DecisionTreeRegressor

We will first try out DecisionTreeRegressor:

dcr = @load DecisionTreeRegressor pkg=DecisionTree

dcrm = machine(dcr, X, y)

fit!(dcrm, rows=train)
pred_dcrm = MLJ.predict(dcrm, rows=test);

Now you can call a loss function to assess the performance on test set.

rms(pred_dcrm, y[test])
2.9034811027815546

RandomForestRegressor

Now let's try out RandomForestRegressor:

rfr = @load RandomForestRegressor pkg=DecisionTree

rfr_m = machine(rfr, X, y);

train on the rows corresponding to train

fit!(rfr_m, rows=train);

predict values on the rows corresponding to test

pred_rfr = MLJ.predict(rfr_m, rows=test);
rms(pred_rfr, y[test])
2.3976941004643058

Unsurprisingly, the RandomForestRegressor does a better job.

Can we do even better?
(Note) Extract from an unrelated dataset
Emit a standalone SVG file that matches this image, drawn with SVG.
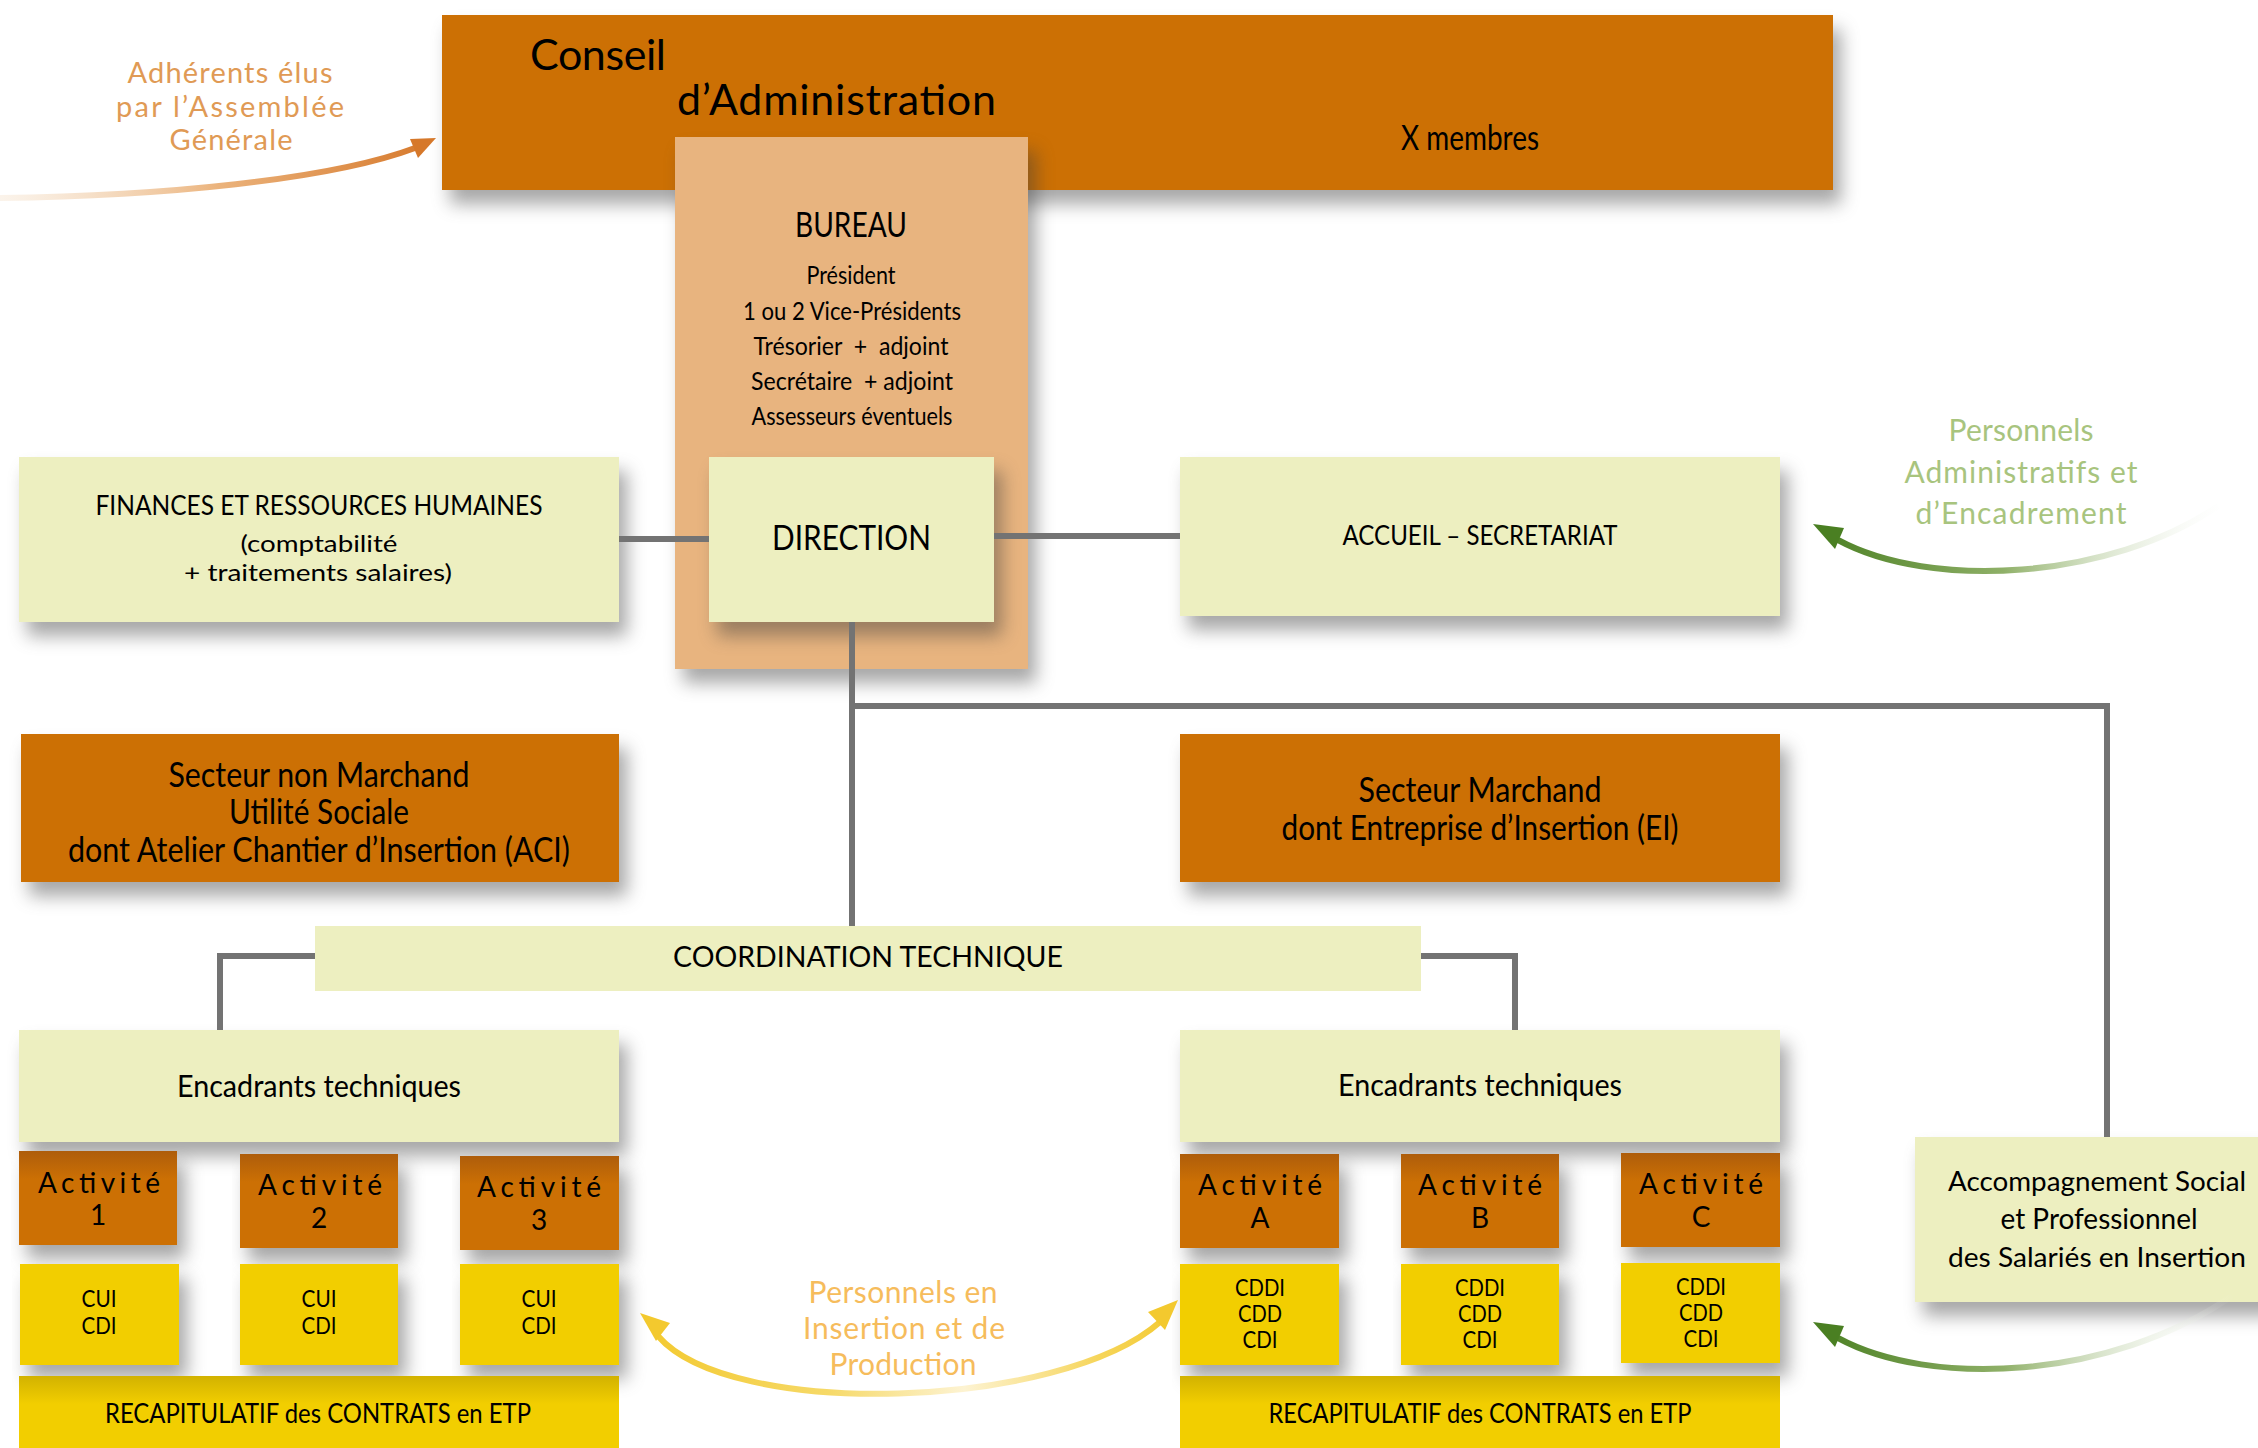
<svg xmlns="http://www.w3.org/2000/svg" width="2258" height="1448" viewBox="0 0 2258 1448">
<defs>
<filter id="sh" x="-5%" y="-10%" width="125%" height="160%" color-interpolation-filters="sRGB">
<feDropShadow dx="8" dy="14" stdDeviation="9" flood-color="#3c3c3c" flood-opacity="0.45"/>
</filter>
<linearGradient id="gAct" x1="0" y1="0" x2="0" y2="1"><stop offset="0" stop-color="#AE5D0B"/><stop offset="0.3" stop-color="#CC7004"/></linearGradient>
<linearGradient id="gRec" x1="0" y1="0" x2="0" y2="1"><stop offset="0" stop-color="#D2B200"/><stop offset="0.35" stop-color="#F2CE00"/></linearGradient>
<linearGradient id="gOr" gradientUnits="userSpaceOnUse" x1="0" y1="0" x2="436" y2="0"><stop offset="0" stop-color="#F5E2CC" stop-opacity="0.4"/><stop offset="0.5" stop-color="#EBB37C"/><stop offset="1" stop-color="#D6782A"/></linearGradient>
<linearGradient id="gGr" gradientUnits="userSpaceOnUse" x1="1815" y1="0" x2="2235" y2="0"><stop offset="0" stop-color="#4A7F22"/><stop offset="0.45" stop-color="#8FB068"/><stop offset="1" stop-color="#ffffff" stop-opacity="0"/></linearGradient>
<linearGradient id="gYe" gradientUnits="userSpaceOnUse" x1="640" y1="0" x2="1180" y2="0"><stop offset="0" stop-color="#F3C92E"/><stop offset="0.35" stop-color="#F6D968"/><stop offset="0.6" stop-color="#FDF3D2"/><stop offset="0.85" stop-color="#F6D55A"/><stop offset="1" stop-color="#F3C92E"/></linearGradient>
</defs>
<style>
text{font-family:Lato,"Liberation Sans",sans-serif;fill:#000}
.c{text-anchor:middle}
.or{fill:#CC7004}
.bu{fill:#E8B47F}
.pa{fill:#EDEFC0}
.ye{fill:#F2CE00}
.ac{fill:url(#gAct)}
.rc{fill:url(#gRec)}
.sh{filter:url(#sh)}
.ln{stroke:#737373;stroke-width:6;fill:none}
.lo{fill:#E09A55}
.lg{fill:#A8C47E}
.ly{fill:#F6BC5C}
</style>
<rect width="2258" height="1448" fill="#ffffff"/>

<g id="conseil">
<rect class="or sh" x="442" y="15" width="1391" height="175"/>
<text x="530" y="70" font-size="43" textLength="136" lengthAdjust="spacing">Conseil</text>
<text x="677" y="115" font-size="43" textLength="319" lengthAdjust="spacing">d’Administration</text>
<text x="1401" y="150" font-size="34" textLength="138" lengthAdjust="spacingAndGlyphs">X membres</text>
</g>

<g id="bureau">
<rect class="bu sh" x="675" y="137" width="353" height="532"/>
<text class="c" x="851" y="237" font-size="34" textLength="112" lengthAdjust="spacingAndGlyphs">BUREAU</text>
<text class="c" x="851" y="284" font-size="25" textLength="89" lengthAdjust="spacingAndGlyphs">Président</text>
<text class="c" x="852" y="320" font-size="25" textLength="218" lengthAdjust="spacingAndGlyphs">1 ou 2 Vice-Présidents</text>
<text class="c" x="851" y="355" font-size="25" textLength="195" lengthAdjust="spacingAndGlyphs" xml:space="preserve">Trésorier  +  adjoint</text>
<text class="c" x="852" y="390" font-size="25" textLength="202" lengthAdjust="spacingAndGlyphs" xml:space="preserve">Secrétaire  + adjoint</text>
<text class="c" x="852" y="425" font-size="25" textLength="201" lengthAdjust="spacingAndGlyphs">Assesseurs éventuels</text>
</g>

<g id="direction">
<rect class="pa sh" x="709" y="457" width="285" height="165"/>
<text class="c" x="851.5" y="550" font-size="34" textLength="159" lengthAdjust="spacingAndGlyphs">DIRECTION</text>
</g>

<g id="finances">
<rect class="pa sh" x="19" y="457" width="600" height="165"/>
<text class="c" x="319" y="515" font-size="26" textLength="447" lengthAdjust="spacingAndGlyphs">FINANCES ET RESSOURCES HUMAINES</text>
<text class="c" x="319" y="552" font-size="24" textLength="157" lengthAdjust="spacingAndGlyphs">(comptabilité</text>
<text class="c" x="318" y="581" font-size="24" textLength="268" lengthAdjust="spacingAndGlyphs">+ traitements salaires)</text>
</g>

<g id="accueil">
<rect class="pa sh" x="1180" y="457" width="600" height="159"/>
<text class="c" x="1480" y="545" font-size="26" textLength="275" lengthAdjust="spacingAndGlyphs">ACCUEIL – SECRETARIAT</text>
</g>

<g id="secteur-non-marchand">
<rect class="or sh" x="21" y="734" width="598" height="148"/>
<text class="c" x="319" y="787" font-size="34" textLength="301" lengthAdjust="spacingAndGlyphs">Secteur non Marchand</text>
<text class="c" x="319" y="824" font-size="34" textLength="180" lengthAdjust="spacingAndGlyphs">Utilité Sociale</text>
<text class="c" x="319" y="862" font-size="34" textLength="502" lengthAdjust="spacingAndGlyphs">dont Atelier Chantier d’Insertion (ACI)</text>
</g>

<g id="secteur-marchand">
<rect class="or sh" x="1180" y="734" width="600" height="148"/>
<text class="c" x="1480" y="802" font-size="34" textLength="243" lengthAdjust="spacingAndGlyphs">Secteur Marchand</text>
<text class="c" x="1480" y="840" font-size="34" textLength="397" lengthAdjust="spacingAndGlyphs">dont Entreprise d’Insertion (EI)</text>
</g>

<g id="coordination">
<rect class="pa" x="315" y="926" width="1106" height="65"/>
<text class="c" x="868" y="967" font-size="29" textLength="390" lengthAdjust="spacingAndGlyphs">COORDINATION TECHNIQUE</text>
</g>

<g id="encadrants-gauche">
<rect class="pa sh" x="19" y="1030" width="600" height="112"/>
<text class="c" x="319" y="1097" font-size="30" textLength="284" lengthAdjust="spacingAndGlyphs">Encadrants techniques</text>
</g>

<g id="encadrants-droite">
<rect class="pa sh" x="1180" y="1030" width="600" height="112"/>
<text class="c" x="1480" y="1096" font-size="30" textLength="284" lengthAdjust="spacingAndGlyphs">Encadrants techniques</text>
</g>

<g id="activite-1">
<rect class="ac sh" x="19" y="1151" width="158" height="94"/>
<text class="c" x="99" y="1193" font-size="28" textLength="122" lengthAdjust="spacing">Activité</text>
<text class="c" x="98" y="1225" font-size="28">1</text>
</g>
<g id="activite-2">
<rect class="ac sh" x="240" y="1154" width="158" height="94"/>
<text class="c" x="320" y="1195" font-size="28" textLength="124" lengthAdjust="spacing">Activité</text>
<text class="c" x="319" y="1228" font-size="28">2</text>
</g>
<g id="activite-3">
<rect class="ac sh" x="460" y="1156" width="159" height="94"/>
<text class="c" x="539" y="1197" font-size="28" textLength="124" lengthAdjust="spacing">Activité</text>
<text class="c" x="539" y="1230" font-size="28">3</text>
</g>

<g id="contrats-1">
<rect class="ye sh" x="20" y="1264" width="159" height="101"/>
<text class="c" x="99" y="1307" font-size="23" textLength="35" lengthAdjust="spacingAndGlyphs">CUI</text>
<text class="c" x="99" y="1334" font-size="23" textLength="35" lengthAdjust="spacingAndGlyphs">CDI</text>
</g>
<g id="contrats-2">
<rect class="ye sh" x="240" y="1264" width="158" height="101"/>
<text class="c" x="319" y="1307" font-size="23" textLength="35" lengthAdjust="spacingAndGlyphs">CUI</text>
<text class="c" x="319" y="1334" font-size="23" textLength="35" lengthAdjust="spacingAndGlyphs">CDI</text>
</g>
<g id="contrats-3">
<rect class="ye sh" x="460" y="1264" width="159" height="101"/>
<text class="c" x="539" y="1307" font-size="23" textLength="35" lengthAdjust="spacingAndGlyphs">CUI</text>
<text class="c" x="539" y="1334" font-size="23" textLength="35" lengthAdjust="spacingAndGlyphs">CDI</text>
</g>

<g id="recap-gauche">
<rect class="rc" x="19" y="1376" width="600" height="80"/>
<text class="c" x="318" y="1423" font-size="26" textLength="426" lengthAdjust="spacingAndGlyphs">RECAPITULATIF des CONTRATS en ETP</text>
</g>

<g id="activite-a">
<rect class="ac sh" x="1180" y="1154" width="159" height="94"/>
<text class="c" x="1260" y="1195" font-size="28" textLength="124" lengthAdjust="spacing">Activité</text>
<text class="c" x="1260" y="1228" font-size="28">A</text>
</g>
<g id="activite-b">
<rect class="ac sh" x="1401" y="1154" width="158" height="94"/>
<text class="c" x="1480" y="1195" font-size="28" textLength="124" lengthAdjust="spacing">Activité</text>
<text class="c" x="1480" y="1228" font-size="28">B</text>
</g>
<g id="activite-c">
<rect class="ac sh" x="1621" y="1153" width="159" height="94"/>
<text class="c" x="1701" y="1194" font-size="28" textLength="124" lengthAdjust="spacing">Activité</text>
<text class="c" x="1701" y="1227" font-size="28">C</text>
</g>

<g id="contrats-a">
<rect class="ye sh" x="1180" y="1264" width="159" height="101"/>
<text class="c" x="1260" y="1296" font-size="24" textLength="50" lengthAdjust="spacingAndGlyphs">CDDI</text>
<text class="c" x="1260" y="1322" font-size="24" textLength="44" lengthAdjust="spacingAndGlyphs">CDD</text>
<text class="c" x="1260" y="1348" font-size="24" textLength="35" lengthAdjust="spacingAndGlyphs">CDI</text>
</g>
<g id="contrats-b">
<rect class="ye sh" x="1401" y="1264" width="158" height="101"/>
<text class="c" x="1480" y="1296" font-size="24" textLength="50" lengthAdjust="spacingAndGlyphs">CDDI</text>
<text class="c" x="1480" y="1322" font-size="24" textLength="44" lengthAdjust="spacingAndGlyphs">CDD</text>
<text class="c" x="1480" y="1348" font-size="24" textLength="35" lengthAdjust="spacingAndGlyphs">CDI</text>
</g>
<g id="contrats-c">
<rect class="ye sh" x="1621" y="1263" width="159" height="100"/>
<text class="c" x="1701" y="1295" font-size="24" textLength="50" lengthAdjust="spacingAndGlyphs">CDDI</text>
<text class="c" x="1701" y="1321" font-size="24" textLength="44" lengthAdjust="spacingAndGlyphs">CDD</text>
<text class="c" x="1701" y="1347" font-size="24" textLength="35" lengthAdjust="spacingAndGlyphs">CDI</text>
</g>

<g id="recap-droite">
<rect class="rc" x="1180" y="1376" width="600" height="80"/>
<text class="c" x="1480" y="1423" font-size="26" textLength="423" lengthAdjust="spacingAndGlyphs">RECAPITULATIF des CONTRATS en ETP</text>
</g>

<g id="accompagnement">
<rect class="pa sh" x="1915" y="1137" width="420" height="165"/>
<text class="c" x="2097" y="1191" font-size="27" textLength="298" lengthAdjust="spacingAndGlyphs">Accompagnement Social</text>
<text class="c" x="2099" y="1229" font-size="28" textLength="197" lengthAdjust="spacingAndGlyphs">et Professionnel</text>
<text class="c" x="2097" y="1267" font-size="27" textLength="298" lengthAdjust="spacingAndGlyphs">des Salariés en Insertion</text>
</g>

<g id="connectors">
<polyline class="ln" points="619,539 709,539"/>
<polyline class="ln" points="994,536 1180,536"/>
<polyline class="ln" points="852,622 852,926"/>
<polyline class="ln" points="852,706 2107,706 2107,1137"/>
<polyline class="ln" points="315,956 220,956 220,1030"/>
<polyline class="ln" points="1421,956 1515,956 1515,1030"/>
</g>

<g id="annotations">
<path d="M0 198 C160 196 330 180 415 148" fill="none" stroke="url(#gOr)" stroke-width="6"/>
<polygon points="436,138 418,158 410,139" fill="#D6782A"/>
<text class="c lo" x="230" y="83" font-size="29" textLength="205" lengthAdjust="spacing">Adhérents élus</text>
<text class="c lo" x="230" y="117" font-size="29" textLength="228" lengthAdjust="spacing">par l’Assemblée</text>
<text class="c lo" x="231" y="150" font-size="29" textLength="123" lengthAdjust="spacing">Générale</text>

<path d="M2218 506 C2110 580 1930 590 1838 540" fill="none" stroke="url(#gGr)" stroke-width="6"/>
<polygon points="1813,524 1844,528 1835,549" fill="#4A7F22"/>
<text class="c lg" x="2021" y="441" font-size="30" textLength="145" lengthAdjust="spacing">Personnels</text>
<text class="c lg" x="2021" y="483" font-size="30" textLength="233" lengthAdjust="spacing">Administratifs et</text>
<text class="c lg" x="2021" y="524" font-size="30" textLength="211" lengthAdjust="spacing">d’Encadrement</text>

<path d="M2232 1296 C2110 1380 1930 1388 1838 1338" fill="none" stroke="url(#gGr)" stroke-width="6"/>
<polygon points="1813,1322 1844,1326 1835,1347" fill="#4A7F22"/>

<path d="M658 1336 C730 1420 1060 1410 1160 1322" fill="none" stroke="url(#gYe)" stroke-width="6"/>
<polygon points="640,1313 670,1323 656,1341" fill="#F3C92E"/>
<polygon points="1178,1300 1165,1330 1148,1312" fill="#F3C92E"/>
<text class="c ly" x="903" y="1303" font-size="30" textLength="189" lengthAdjust="spacing">Personnels en</text>
<text class="c ly" x="904" y="1339" font-size="30" textLength="202" lengthAdjust="spacing">Insertion et de</text>
<text class="c ly" x="903" y="1375" font-size="30" textLength="147" lengthAdjust="spacing">Production</text>
</g>
</svg>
Yeah, we can!! We can make use of Model Tuning.

Tuning

In case you are new to model tuning using MLJ, refer lab5 and model-tuning

Range of values for parameters should be specified to do hyperparameter tuning

r_maxD = range(rfr, :n_trees, lower=9, upper=15)
r_samF = range(rfr, :sampling_fraction, lower=0.6, upper=0.8)
r = [r_maxD, r_samF];

Now we specify how the tuning should be done. Let's just specify a coarse grid tuning with cross validation and instantiate a tuned model:

tuning = Grid(resolution=7)
resampling = CV(nfolds=6)

tm = TunedModel(model=rfr, tuning=tuning,
                resampling=resampling, ranges=r, measure=rms)

rfr_tm = machine(tm, X, y);

train on the rows corresponding to train

fit!(rfr_tm, rows=train);

predict values on the rows corresponding to test

pred_rfr_tm = MLJ.predict(rfr_tm, rows=test);
rms(pred_rfr_tm, y[test])
2.28281927705362

That was great! We have further improved the accuracy

Now to retrieve best model, You can use

fitted_params(rfr_tm).best_model
RandomForestRegressor(
    max_depth = -1,
    min_samples_leaf = 1,
    min_samples_split = 2,
    min_purity_increase = 0.0,
    n_subfeatures = -1,
    n_trees = 15,
    sampling_fraction = 0.7666666666666667,
    pdf_smoothing = 0.0) @649

Now we can investigate the tuning by using report. Let's plot a heatmap of the measurements:

r = report(rfr_tm)
res = r.plotting

md = res.parameter_values[:,1]
mcw = res.parameter_values[:,2]

figure(figsize=(8,6))
tricontourf(md, mcw, res.measurements)

xlabel("Number of trees", fontsize=14)
ylabel("Sampling fraction", fontsize=14)
xticks(9:1:15, fontsize=12)
yticks(fontsize=12)
Hyperparameter heatmap